Im Gespräch mit Michael Reutter, Aucobo

„Mensch und Maschine verbinden“

Aus der Idee eines Automation Cook Book ist 2017 das Startup Aucobo entstanden. Heute baut das Unternehmen Smartwatches für Industriebetriebe. Chefredakteur Wolfgang Kräußlich sprach mit einem der Gründer im Podcast.

Wo liegen aus Ihrer Sicht als Startup die größten Herausforderungen für Industrie und Maschinenbau?

Michael Reutter: In der Digitalisierung. Die Firmen holen zwar die letzten Millisekunden bei der Optimierung der Maschinen heraus, aber viele tun sich schwer, dieses Hardwarebusiness in die digitale Welt zu bringen. Es geht ja nicht nur darum, ein bisschen Code zu schreiben, es ist eine andere Art zu denken, eine andere Art wie man an den Markt herantritt. Das ist ein Prozess, den manche schon gut gemeistert haben, wo aber manche noch viel zu lernen haben. Als Startup hat man den Vorteil, das man mit einer ganz neuen Idee antreten kann, ohne zu wissen, was alles schief gehen kann.

Bei Aucobo geht es darum, den Menschen besser in die Produktionsprozesse einzubinden. Gibt es nicht den Trend zur menschenleeren Fabrik?

Auch Elon Musk hat gedacht, er könnte sein Auto komplett ohne Mitarbeiter produzieren – und hat dann doch festgestellt, dass er menschliche Spezialisten mit reinnehmen muss. Wir wollen das Beste aus beiden Welten herausholen. Was kann eine Maschine gut? Sie kann schnell repetitiv bestimmte Aufgaben machen. Und wir haben den Menschen, der ist dafür da, kreativ Aufgaben zu lösen. Jetzt muss man es nur noch schaffen, die steigende Automatisierung zusammenzubringen mit der kreativen Lösungsfähigkeit des Mitarbeiters.

Sie bieten dafür Smartwatches und zugehörige Software an. Wie kamen Sie von einem Automation Cook Book, also einer Hilfestellung für Automatisierung, zu einer Smartwatch?

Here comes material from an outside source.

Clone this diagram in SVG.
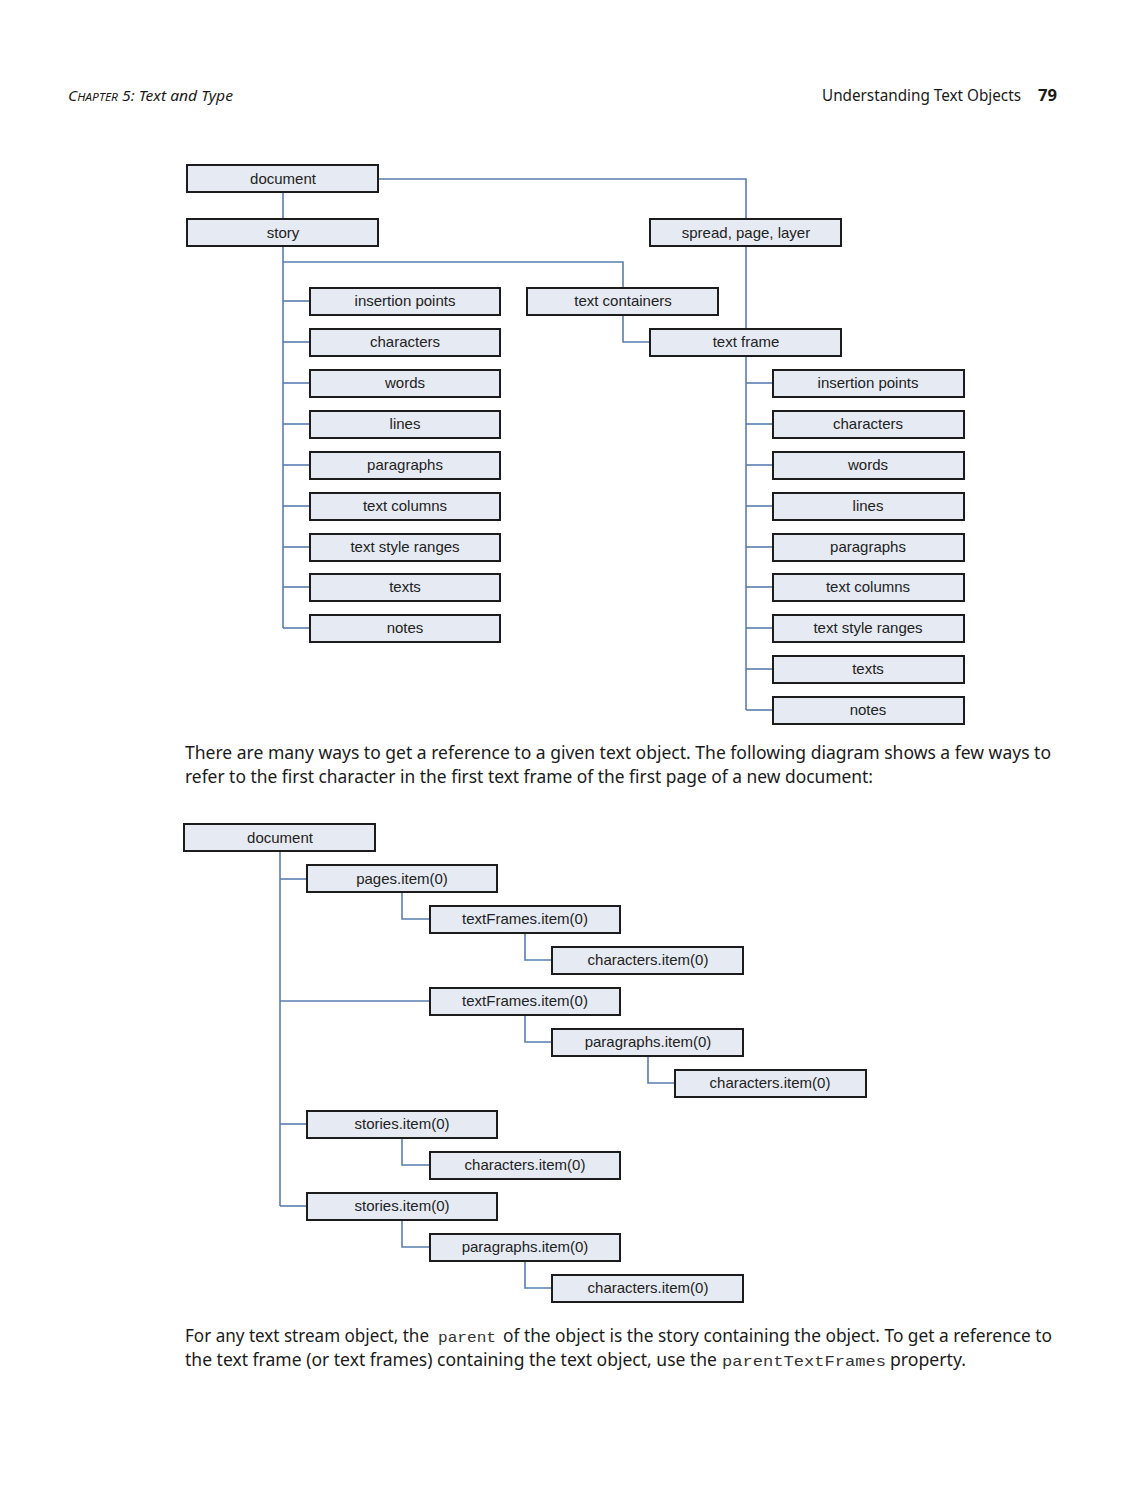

Eine Herausforderung hat jedes Startup: Man muss schnell lernen, sonst verschwindet man vom Markt. Auf das Cook Book war das Feedback super, aber kaufen wollte es eigentlich keiner so richtig. Wir haben in den Projekten allerdings gemerkt, dass die Kommunikation Mensch-Maschine, gerade wenn der Mitarbeiter oft in der Fabrik unterwegs ist, eine Riesenbaustelle für viele Unternehmen ist. Entsprechend waren die Kunden bei der Smartwatch bereit, auch längerfristig Geld auszugeben, und nicht nur für ein Piloten.

Warum nutzen die dann nicht Smartwatches von den großen Playern am Markt, Apple, Samsung etc.?

Es ist so, dass diese Nische – Produktion – sehr viel Insiderwissen benötigt. Wie gehen die Nutzer damit um, was muss ich sicher stellen, damit der Betriebsrat das gut findet, wie nehme ich den Mitarbeiter mit an Board? Da reicht es nicht, einfach eine Uhr auf den Tisch zu knallen und zu sagen „mach mal“. Das scheitert nämlich. Und zur Hardware: Wenn die großen Player eine ordentliche Hardware auf den Markt bringen würden, würden wir sie auch nutzen. Aber sie fokussieren sich vor allem auf den Consumer-Markt.

Gibt es da einen nennenswerten Unterschied?

Im Consumer-Umfeld habe ich immer eine Smartwatch, die sich mit einem Endgerät, also einem Smartphone, koppelt. Wenn wir in die Industrie gehen, dann wollen Kunden den Nutzern möglichst wenige Geräte ausgeben. Die wollen ein Standalone Device. Das ist die erste Schwierigkeit. Dann geht es weiter mit der Häufigkeit einer Interaktion: Wie lange muss das Gerät im Werk aushalten? 8 bis 10 Stunden mit einer Interaktion alle paar Minuten, das schafft keine klassische Smartwatch. Um es mal ins Verhältnis zu setzen: Der Akku einer Apple- oder Samsung-Watch liegt bei ungefähr 250mAh, die Geräte, die wir einsetzen, haben um die 1.000mAh. Die Uhr muss in der Industrie robust und ölresistent sein und auch mit Handschuhen bedient werden können. IT-Security ist ein Thema, aber auch Safety: Risiken durch Hängenbleiben müssen minimiert werden. Da gibt es schon einiges zu beachten.